:: GOAL ::
Starting at the top of the listing, extract every line up to and including the one with "return APEX_X + FLOOR_SCALE". Pictures stay out of the copy.

:: SOURCE EXCERPT ::
· · · · ·

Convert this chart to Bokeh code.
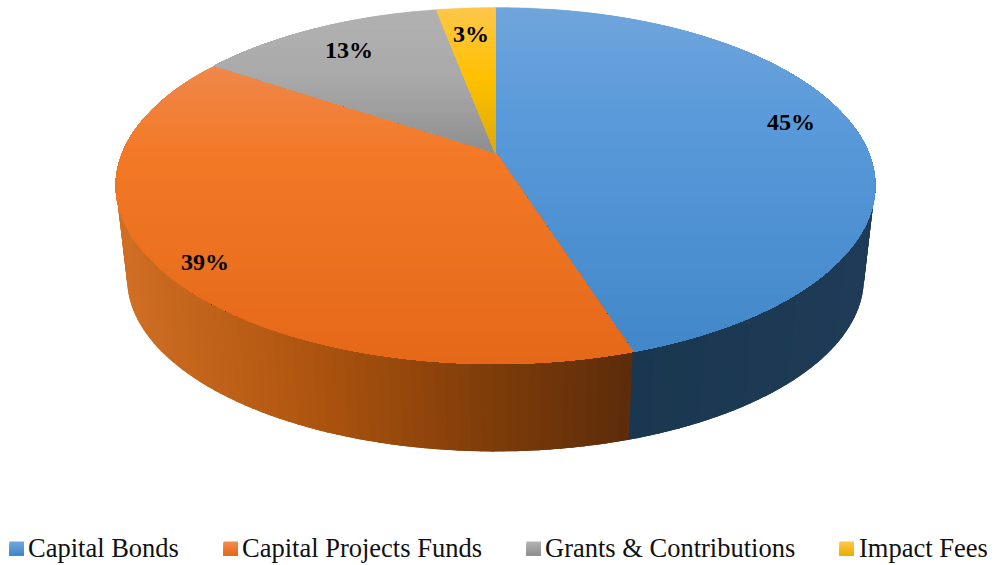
import numpy as np
from bokeh.plotting import figure
from bokeh.models import Range1d
from bokeh.core.properties import value
from bokeh.embed import file_html
from bokeh.resources import INLINE

categories = ["Capital Bonds", "Capital Projects Funds", "Grants & Contributions", "Impact Fees"]
shares = [45.1, 39.3, 12.6, 3.0]
share_labels = ["45%", "39%", "13%", "3%"]

# Vertical colour ramps of the top face: (position 0..1 within full disc height, rgb)
top_ramps = [
    [(0.0, (113, 165, 219)), (0.3, (91, 155, 218)), (1.0, (65, 135, 200))],
    [(0.0, (240, 145, 90)), (0.17, (239, 136, 75)), (0.4, (243, 122, 40)), (1.0, (229, 105, 25))],
    [(0.0, (178, 178, 178)), (0.2, (170, 170, 170)), (0.42, (142, 142, 142))],
    [(0.0, (253, 198, 75)), (0.2, (255, 192, 0)), (0.42, (218, 168, 12))],
]
# Horizontal colour ramps of the side wall: (pixel x, rgb)
side_ramps = [
    [(630, (26, 55, 80)), (870, (31, 59, 87))],
    [(120, (208, 110, 36)), (300, (176, 86, 16)), (400, (150, 72, 12)), (495, (125, 60, 10)), (630, (92, 44, 10))],
    [(120, (120, 120, 120)), (870, (90, 90, 90))],
    [(120, (180, 140, 0)), (870, (150, 120, 0))],
]
legend_ramps = [
    [(0.0, (113, 165, 219)), (1.0, (65, 135, 200))],
    [(0.0, (243, 140, 75)), (1.0, (229, 105, 25))],
    [(0.0, (178, 178, 178)), (1.0, (142, 142, 142))],
    [(0.0, (253, 198, 75)), (1.0, (235, 175, 0))],
]

# Perspective projection of the disc, in picture pixels
APEX_X, APEX_Y = 495.0, 152.0
AX, BY, K = 372.8, 171.9, 0.1854
FLOOR_SCALE, FLOOR_Y = 0.971, 246.0
TOP_Y, BOTTOM_Y = 7.0, 363.0


def project(theta):
    s, c = np.sin(theta), np.cos(theta)
    w = 1 + K * c
    return APEX_X + AX * s / w, APEX_Y - BY * c / w


def floor(x, y):
    return APEX_X + FLOOR_SCALE * (x - APEX_X), FLOOR_Y + FLOOR_SCALE * (y - APEX_Y)


def ramp(stops, t):
    ts = [a for a, _ in stops]
    rgb = [int(round(np.interp(t, ts, [col[i] for _, col in stops]))) for i in range(3)]
    return "#%02x%02x%02x" % tuple(rgb)


def clip_below(xs, ys, y0):
    """Part of a convex polygon with y >= y0."""
    ox, oy = [], []
    n = len(xs)
    for i in range(n):
        x1, y1, x2, y2 = xs[i], ys[i], xs[(i + 1) % n], ys[(i + 1) % n]
        if y1 >= y0:
            ox.append(x1)
            oy.append(y1)
        if (y1 >= y0) != (y2 >= y0):
            f = (y0 - y1) / (y2 - y1)
            ox.append(x1 + f * (x2 - x1))
            oy.append(y0)
    return ox, oy


p = figure(width=995, height=565, output_backend="svg", toolbar_location=None,
           x_range=Range1d(0, 995), y_range=Range1d(565, 0),
           min_border=0, min_border_left=0, min_border_right=0,
           min_border_top=0, min_border_bottom=0, background_fill_color="white",
           border_fill_color="white", outline_line_color=None)
p.axis.visible = False
p.grid.visible = False

edges = np.concatenate([[0], np.cumsum(shares)]) / np.sum(shares) * 2 * np.pi

# Side wall: overlapping slices painted in order, so no seams show
STEP = np.radians(1.5)
sx, sy, sc = [], [], []
for i in range(len(shares)):
    n = max(2, int(np.ceil((edges[i + 1] - edges[i]) / STEP)) + 1)
    th = np.linspace(edges[i], edges[i + 1], n)
    for a in th[:-1]:
        if np.cos(a) > 0.15:
            continue
        b = min(a + 2.2 * STEP, edges[i + 1] + STEP)
        mid = project(a + STEP / 2)[0]
        xa, ya = project(a)
        xm, ym = project((a + b) / 2)
        xb, yb = project(b)
        xc, yc = floor(xb, yb)
        xn, yn = floor(xm, ym)
        xd, yd = floor(xa, ya)
        sx.append([xa, xm, xb, xc, xn, xd])
        sy.append([ya, ym, yb, yc, yn, yd])
        sc.append(ramp(side_ramps[i], mid))
p.patches(sx, sy, fill_color=sc, line_color=None)

# Top face: each wedge repainted band by band from top to bottom
tx, ty, tc = [], [], []
for i in range(len(shares)):
    th = np.linspace(edges[i], edges[i + 1], max(3, int((edges[i + 1] - edges[i]) * 60)))
    ax, ay = project(th)
    wx = [APEX_X] + list(ax)
    wy = [APEX_Y] + list(ay)
    for y0 in np.arange(min(wy), max(wy), 2.0):
        cx, cy = clip_below(wx, wy, y0)
        if len(cx) < 3:
            continue
        tx.append(cx)
        ty.append(cy)
        tc.append(ramp(top_ramps[i], (y0 + 1 - TOP_Y) / (BOTTOM_Y - TOP_Y)))
p.patches(tx, ty, fill_color=tc, line_color=tc, line_width=0.4)

# Percentage labels
p.text(x=[790.5, 204.5, 348.5, 470.5], y=[121.5, 261.5, 49.5, 33.5], text=share_labels,
       text_font=value("Liberation Serif"), text_font_style="bold",
       text_font_size="24px", text_color="#000000",
       text_align="center", text_baseline="middle")

# Legend
swatch_x = [9, 223, 526, 839]
label_x = [27.5, 241.5, 544.5, 858.5]
lx, ly, lc = [], [], []
for i, x0 in enumerate(swatch_x):
    for k in range(14):
        lx.append([x0, x0 + 14.5, x0 + 14.5, x0])
        ly.append([541 + k, 541 + k, 555, 555])
        lc.append(ramp(legend_ramps[i], k / 13))
p.patches(lx, ly, fill_color=lc, line_color=None)
p.text(x=label_x, y=[547.5] * 4, text=categories, text_font=value("Liberation Serif"),
       text_font_size="26.5px", text_color="#111111", text_align="left", text_baseline="middle")

open("out.html", "w").write(file_html(p, INLINE))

· · · · ·

:: SOLUTION BELOW ::
Convert this chart to Bokeh code.
import numpy as np
from bokeh.plotting import figure
from bokeh.models import Range1d
from bokeh.core.properties import value
from bokeh.embed import file_html
from bokeh.resources import INLINE

categories = ["Capital Bonds", "Capital Projects Funds", "Grants & Contributions", "Impact Fees"]
shares = [45.1, 39.3, 12.6, 3.0]
share_labels = ["45%", "39%", "13%", "3%"]

# Vertical colour ramps of the top face: (position 0..1 within full disc height, rgb)
top_ramps = [
    [(0.0, (113, 165, 219)), (0.3, (91, 155, 218)), (1.0, (65, 135, 200))],
    [(0.0, (240, 145, 90)), (0.17, (239, 136, 75)), (0.4, (243, 122, 40)), (1.0, (229, 105, 25))],
    [(0.0, (178, 178, 178)), (0.2, (170, 170, 170)), (0.42, (142, 142, 142))],
    [(0.0, (253, 198, 75)), (0.2, (255, 192, 0)), (0.42, (218, 168, 12))],
]
# Horizontal colour ramps of the side wall: (pixel x, rgb)
side_ramps = [
    [(630, (26, 55, 80)), (870, (31, 59, 87))],
    [(120, (208, 110, 36)), (300, (176, 86, 16)), (400, (150, 72, 12)), (495, (125, 60, 10)), (630, (92, 44, 10))],
    [(120, (120, 120, 120)), (870, (90, 90, 90))],
    [(120, (180, 140, 0)), (870, (150, 120, 0))],
]
legend_ramps = [
    [(0.0, (113, 165, 219)), (1.0, (65, 135, 200))],
    [(0.0, (243, 140, 75)), (1.0, (229, 105, 25))],
    [(0.0, (178, 178, 178)), (1.0, (142, 142, 142))],
    [(0.0, (253, 198, 75)), (1.0, (235, 175, 0))],
]

# Perspective projection of the disc, in picture pixels
APEX_X, APEX_Y = 495.0, 152.0
AX, BY, K = 372.8, 171.9, 0.1854
FLOOR_SCALE, FLOOR_Y = 0.971, 246.0
TOP_Y, BOTTOM_Y = 7.0, 363.0


def project(theta):
    s, c = np.sin(theta), np.cos(theta)
    w = 1 + K * c
    return APEX_X + AX * s / w, APEX_Y - BY * c / w


def floor(x, y):
    return APEX_X + FLOOR_SCALE * (x - APEX_X), FLOOR_Y + FLOOR_SCALE * (y - APEX_Y)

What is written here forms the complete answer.